Secondly, Did Dr Reid go to work analytically in his treatment of the perception of matter? Undoubtedly he did. He followed the ordinary psychological practice. He regarded the datum as divisible into perception and matter. The perception he held to be an act, if not a modification of our minds; the matter he regarded as something which existed out of the mind and irrespective of all perception. Right or wrong, he resolved, or conceived that he had resolved, the perception of matter into its constituent elements, these being a mental operation on the one hand and a material existence on the other. In short, however ambiguous many of Dr Reid's principles may be, there can be no doubt that he founded his doctrine of perception on an analysis of the given fact with which he had to deal. He says, indeed, but little about this analysis, so completely does he take it for granted. He accepted, as a thing of course, the notorious distinction between the perception of matter and matter itself; and, in doing so, he merely followed the example of all preceding psychologists.

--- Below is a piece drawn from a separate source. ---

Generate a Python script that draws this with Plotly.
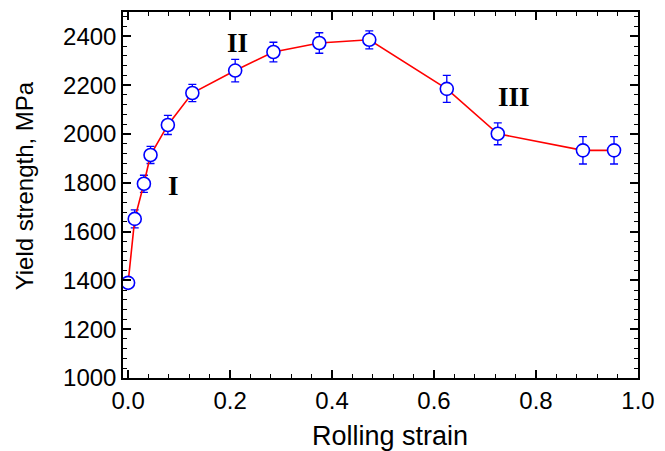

These two points being established—first, that the theory of representationism necessarily arises out of an analysis of the perception of matter; and, secondly, that Reid analysed or accepted the analysis of this fact—it follows as a necessary consequence that Reid, so far from having overthrown the representative theory, was himself a representationist. His analysis gave him more than he bargained for. He wished to obtain only one, that is, only a proximate object in perception; but his analysis necessarily gave him two: it gave him a remote as well as a proximate object. The mental mode or operation which he calls the perception of matter, and which he distinguishes from matter itself this, in his philosophy, is the proximate object of consciousness, and is precisely equivalent to the species, phantasms, and representations of the older psychology; the real existence, matter itself, which he distinguishes from the perception of it, this is the remote object of the mind, and is precisely equivalent to the mediate or represented object of the older psychology. He and the representationists, moreover, agree in holding that the latter is the object of belief rather than of knowledge.

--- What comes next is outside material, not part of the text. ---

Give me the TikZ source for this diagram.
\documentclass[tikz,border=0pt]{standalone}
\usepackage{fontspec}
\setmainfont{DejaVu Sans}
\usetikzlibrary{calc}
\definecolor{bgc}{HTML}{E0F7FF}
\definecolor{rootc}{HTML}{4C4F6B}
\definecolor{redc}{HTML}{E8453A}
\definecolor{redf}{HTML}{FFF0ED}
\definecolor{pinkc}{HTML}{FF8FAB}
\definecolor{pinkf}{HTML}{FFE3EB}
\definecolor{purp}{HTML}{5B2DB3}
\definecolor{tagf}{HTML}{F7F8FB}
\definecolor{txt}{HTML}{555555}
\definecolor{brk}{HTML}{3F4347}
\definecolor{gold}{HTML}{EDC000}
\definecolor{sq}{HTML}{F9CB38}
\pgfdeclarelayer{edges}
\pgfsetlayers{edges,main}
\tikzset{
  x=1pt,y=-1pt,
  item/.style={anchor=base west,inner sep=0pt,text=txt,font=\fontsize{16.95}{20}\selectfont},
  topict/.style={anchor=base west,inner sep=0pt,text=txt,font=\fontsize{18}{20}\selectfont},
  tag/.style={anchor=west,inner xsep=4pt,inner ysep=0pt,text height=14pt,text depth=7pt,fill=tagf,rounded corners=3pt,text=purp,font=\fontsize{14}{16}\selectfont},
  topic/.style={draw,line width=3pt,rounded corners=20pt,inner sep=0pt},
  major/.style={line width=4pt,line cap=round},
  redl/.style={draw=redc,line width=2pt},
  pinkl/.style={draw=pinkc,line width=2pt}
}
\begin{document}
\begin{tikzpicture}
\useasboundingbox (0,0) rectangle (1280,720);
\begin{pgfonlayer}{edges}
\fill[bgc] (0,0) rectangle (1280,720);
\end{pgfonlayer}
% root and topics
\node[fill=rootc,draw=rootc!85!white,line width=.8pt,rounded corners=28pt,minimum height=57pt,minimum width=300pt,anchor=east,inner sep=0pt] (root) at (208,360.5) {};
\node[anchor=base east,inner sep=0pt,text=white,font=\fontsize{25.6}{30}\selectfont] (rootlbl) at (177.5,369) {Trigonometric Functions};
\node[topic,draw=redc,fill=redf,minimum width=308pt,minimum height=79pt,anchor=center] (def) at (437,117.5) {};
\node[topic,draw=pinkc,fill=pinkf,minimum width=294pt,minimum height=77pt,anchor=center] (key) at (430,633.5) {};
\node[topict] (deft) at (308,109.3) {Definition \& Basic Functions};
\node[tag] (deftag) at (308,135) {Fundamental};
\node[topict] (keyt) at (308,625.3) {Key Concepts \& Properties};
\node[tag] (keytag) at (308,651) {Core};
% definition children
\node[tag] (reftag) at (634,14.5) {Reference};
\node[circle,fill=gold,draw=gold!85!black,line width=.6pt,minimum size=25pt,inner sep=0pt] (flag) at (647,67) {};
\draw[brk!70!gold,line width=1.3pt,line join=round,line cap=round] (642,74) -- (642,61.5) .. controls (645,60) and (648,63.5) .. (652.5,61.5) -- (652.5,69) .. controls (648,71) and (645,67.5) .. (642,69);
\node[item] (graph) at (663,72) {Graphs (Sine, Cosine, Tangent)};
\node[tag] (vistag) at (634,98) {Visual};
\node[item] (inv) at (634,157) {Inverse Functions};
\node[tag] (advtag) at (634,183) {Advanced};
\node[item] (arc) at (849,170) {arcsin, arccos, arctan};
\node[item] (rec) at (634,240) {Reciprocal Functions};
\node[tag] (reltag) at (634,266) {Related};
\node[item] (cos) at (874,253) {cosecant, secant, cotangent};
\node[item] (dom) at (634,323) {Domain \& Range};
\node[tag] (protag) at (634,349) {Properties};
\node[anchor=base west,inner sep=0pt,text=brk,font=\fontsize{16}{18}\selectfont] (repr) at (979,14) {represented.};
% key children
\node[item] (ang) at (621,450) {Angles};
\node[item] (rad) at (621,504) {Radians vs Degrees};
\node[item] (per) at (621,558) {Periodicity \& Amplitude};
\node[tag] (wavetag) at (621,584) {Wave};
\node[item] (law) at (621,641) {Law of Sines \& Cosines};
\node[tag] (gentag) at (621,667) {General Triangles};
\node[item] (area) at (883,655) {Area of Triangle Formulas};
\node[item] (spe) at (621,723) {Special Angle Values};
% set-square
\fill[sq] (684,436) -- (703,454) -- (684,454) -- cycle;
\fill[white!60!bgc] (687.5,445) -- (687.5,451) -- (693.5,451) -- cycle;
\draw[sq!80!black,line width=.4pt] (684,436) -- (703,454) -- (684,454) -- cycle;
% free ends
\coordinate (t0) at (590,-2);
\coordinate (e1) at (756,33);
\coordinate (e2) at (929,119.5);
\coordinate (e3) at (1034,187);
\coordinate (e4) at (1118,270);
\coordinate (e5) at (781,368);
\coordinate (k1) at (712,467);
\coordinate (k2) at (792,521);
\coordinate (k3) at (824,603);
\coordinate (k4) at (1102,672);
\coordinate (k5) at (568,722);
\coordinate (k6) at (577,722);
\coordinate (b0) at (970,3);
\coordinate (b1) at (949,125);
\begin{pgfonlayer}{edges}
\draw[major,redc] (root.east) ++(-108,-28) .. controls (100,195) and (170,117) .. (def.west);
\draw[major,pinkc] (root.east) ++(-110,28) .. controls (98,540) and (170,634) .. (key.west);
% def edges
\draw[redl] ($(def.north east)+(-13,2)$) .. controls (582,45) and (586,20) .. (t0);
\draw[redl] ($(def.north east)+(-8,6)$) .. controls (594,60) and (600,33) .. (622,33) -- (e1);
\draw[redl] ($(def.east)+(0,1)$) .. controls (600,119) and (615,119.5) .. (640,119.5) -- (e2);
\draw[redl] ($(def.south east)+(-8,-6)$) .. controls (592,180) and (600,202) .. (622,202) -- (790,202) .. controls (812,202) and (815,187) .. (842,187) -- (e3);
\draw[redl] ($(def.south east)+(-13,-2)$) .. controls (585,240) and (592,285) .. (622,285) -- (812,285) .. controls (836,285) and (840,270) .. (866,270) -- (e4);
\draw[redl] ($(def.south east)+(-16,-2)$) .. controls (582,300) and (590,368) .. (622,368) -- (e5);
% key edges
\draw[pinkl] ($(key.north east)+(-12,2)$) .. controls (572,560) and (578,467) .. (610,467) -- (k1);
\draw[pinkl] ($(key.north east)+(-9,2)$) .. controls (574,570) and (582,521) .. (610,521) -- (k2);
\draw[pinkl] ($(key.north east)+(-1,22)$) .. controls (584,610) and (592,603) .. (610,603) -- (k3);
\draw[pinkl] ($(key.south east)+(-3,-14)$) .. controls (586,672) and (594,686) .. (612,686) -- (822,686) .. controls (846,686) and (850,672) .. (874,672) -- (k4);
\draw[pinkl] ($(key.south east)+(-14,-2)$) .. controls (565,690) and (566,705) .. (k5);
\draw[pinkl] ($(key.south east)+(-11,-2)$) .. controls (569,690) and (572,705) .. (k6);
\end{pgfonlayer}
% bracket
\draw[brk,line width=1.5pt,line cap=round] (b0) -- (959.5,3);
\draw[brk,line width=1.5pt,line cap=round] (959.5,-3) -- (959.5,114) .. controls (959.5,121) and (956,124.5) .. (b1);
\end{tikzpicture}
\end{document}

The merits of Dr Reid, then, as a reformer of philosophy, amount in our opinion to this: he was among the first[1] to say and to write that the representative theory of perception was false and erroneous, and was the fountainhead of scepticism and idealism. But this admission of his merits must be accompanied by the qualification that he adopted, as the basis of his philosophy, a principle which rendered nugatory all his protestations. It is of no use to disclaim a conclusion if we accept the premises which inevitably lead to it. Dr Reid


  1. Among the first. He was not the first. Berkeley had preceded him in denouncing most unequivocally the whole theory of representationism. The reason why Berkeley does not get the credit of this is, because his performance is even more explicit and cogent than his promise. He made no phrase about refuting the theory, he simply refuted it. Reid said the business, but Berkeley did it. The two greatest and most unaccountable blunders in the whole history of philosophy are probably Reid's allegations that Berkeley was a representationist, and that he was an idealist; understanding by the word idealist, one who denies the existence of a real external universe. From every page of his writings, it is obvious that Berkeley was neither the one of these nor the other, even in the remotest degree.